Last month my husband, Jeff, and I, along with our three small children, hiked through the sand sheet, the vegetated stretch of sand surrounding the dunes. In the distance a fuzzy-antlered elk nibbled on Indian rice grass. Yucca and prickly pear cactus lined the trail, which led us to the base of the dunes. The children cooked sand cakes and lay down to make sand angels. They dug until they hit water, then jumped into the mucky pit, barefoot and giggling.
Wind, water and the geography of the San Luis Valley created the dunes. The San Juans thrust up on the western edge of the broad basin, and the Sangre de Cristos flank the eastern edge. Since the last ice age, eroded minerals from the mountains, mostly the San Juans, and sediment from dried-up lakes blew into the giant sand trap of the Sangre de Cristos.
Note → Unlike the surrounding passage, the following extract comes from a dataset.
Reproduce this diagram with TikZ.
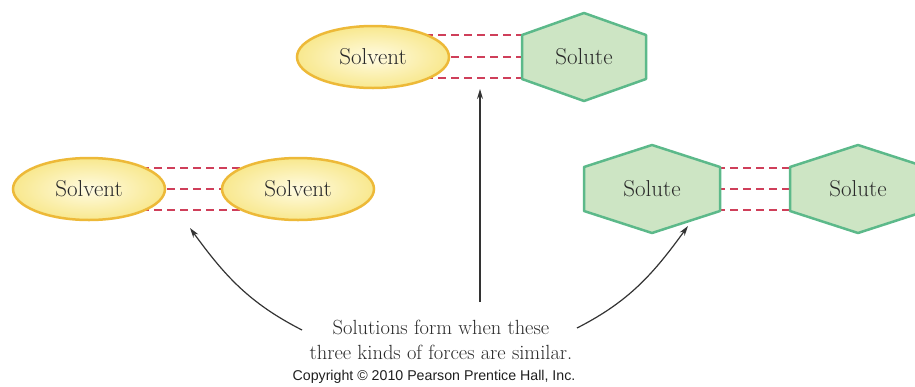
\documentclass[tikz,border=0pt]{standalone}
\usepackage{fontspec}
\newfontfamily\copyfont{Liberation Sans}
\usetikzlibrary{shapes.geometric,arrows.meta,backgrounds}
\definecolor{ellline}{HTML}{EDB938}
\definecolor{ellin}{HTML}{FFFBE2}
\definecolor{ellout}{HTML}{F8E88E}
\definecolor{hexline}{HTML}{5CB98A}
\definecolor{hexfill}{HTML}{CDE5C4}
\definecolor{dashred}{HTML}{CF3F5A}
\definecolor{txt}{HTML}{2A2A2A}
\definecolor{arr}{HTML}{333333}
\tikzset{
  solv/.style={ellipse, draw=ellline, line width=2.5pt, inner color=ellin, outer color=ellout,
    minimum width=152pt, minimum height=62pt, inner sep=0pt, text=txt,
    font=\fontsize{23}{26}\selectfont},
  lab/.style={text=txt, font=\fontsize{23}{26}\selectfont, inner sep=0pt},
  hexshape/.style={draw=hexline, line width=2.5pt, fill=hexfill, line join=round},
  bond/.style={draw=dashred, line width=2pt, dash pattern=on 8pt off 5pt},
  pointer/.style={draw=arr, line width=1.2pt, -{Stealth[length=10pt,width=6pt]}},
}
\newcommand{\hexat}[5]{% name, x, y, half width, half vertical
  \draw[hexshape] (#2-#4,#3-22) -- (#2,#3-#5) -- (#2+#4,#3-22) -- (#2+#4,#3+22) -- (#2,#3+#5) -- (#2-#4,#3+22) -- cycle;
  \node[lab] (#1) at (#2,#3) {Solute};
}
\begin{document}
\begin{tikzpicture}[x=1pt,y=-1pt]
\useasboundingbox (0,0) rectangle (915,386);
% top pair
\node[solv] (tsv) at (373,57) {Solvent};
\begin{scope}[on background layer]
\coordinate (thx) at (584,57);
\draw[bond] ([yshift=22pt]tsv.center) -- ([yshift=22pt]thx);
\draw[bond] (tsv.center) -- (thx);
\draw[bond] ([yshift=-21pt]tsv.center) -- ([yshift=-21pt]thx);
\end{scope}
\hexat{tsu}{584}{57}{62}{44}
% left pair
\node[solv] (lsv1) at (89,189) {Solvent};
\node[solv] (lsv2) at (298,189) {Solvent};
\begin{scope}[on background layer]
\draw[bond] ([yshift=21pt]lsv1.center) -- ([yshift=21pt]lsv2.center);
\draw[bond] (lsv1.center) -- (lsv2.center);
\draw[bond] ([yshift=-21pt]lsv1.center) -- ([yshift=-21pt]lsv2.center);
\end{scope}
% right pair
\begin{scope}[on background layer]
\coordinate (rh1) at (652,189);
\coordinate (rh2) at (858,189);
\draw[bond] ([yshift=21pt]rh1) -- ([yshift=21pt]rh2);
\draw[bond] (rh1) -- (rh2);
\draw[bond] ([yshift=-21pt]rh1) -- ([yshift=-21pt]rh2);
\end{scope}
\hexat{rsu1}{652}{189}{68}{44}
\hexat{rsu2}{858}{189}{68}{44}
% caption
\node[lab, align=center, font=\fontsize{20.5}{25}\selectfont] (cap) at (441,340)
  {Solutions form when these\\three kinds of forces are similar.};
\node[inner sep=0pt, text=black!88, font=\copyfont\fontsize{14.2}{16}\selectfont] (copy) at (434,377)
  {Copyright \textcopyright\ 2010 Pearson Prentice Hall, Inc.};
% arrows
\coordinate (vtip) at (480,89);
\coordinate (vstart) at (480,302);
\coordinate (ltip) at (190,228);
\coordinate (lstart) at (302,330);
\coordinate (rtip) at (688,226);
\coordinate (rstart) at (577,328);
\draw[pointer] (vstart) -- (vtip);
\draw[pointer] (lstart) to[out=153,in=-54] (ltip);
\draw[pointer] (rstart) to[out=27,in=-126] (rtip);
\end{tikzpicture}
\end{document}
Today the dunes are constantly recycling as snowmelt fuels seasonal creeks that carry sand downstream. Southwesterly winds then blow it back to the dunes, and northeasterly winds help sculpture a frothy meringue of peaks, valleys and ridgelines.
Our campsite was set in a stand of 700-year-old junipers overlooking the dune field. The first night in the tent, the wind howled, and we imagined the sand swirling on the dunes, erasing the feathery pattern of handprints we’d left. The next morning we headed to the main dune parking lot and trudged to High Dune, a 1.1-mile slog through soft sand. We were not alone. On any given summer day, a hundred visitors make the hike. We passed people flying kites, a man snowboarding in sneakers and college guys doing flips off ridge lines.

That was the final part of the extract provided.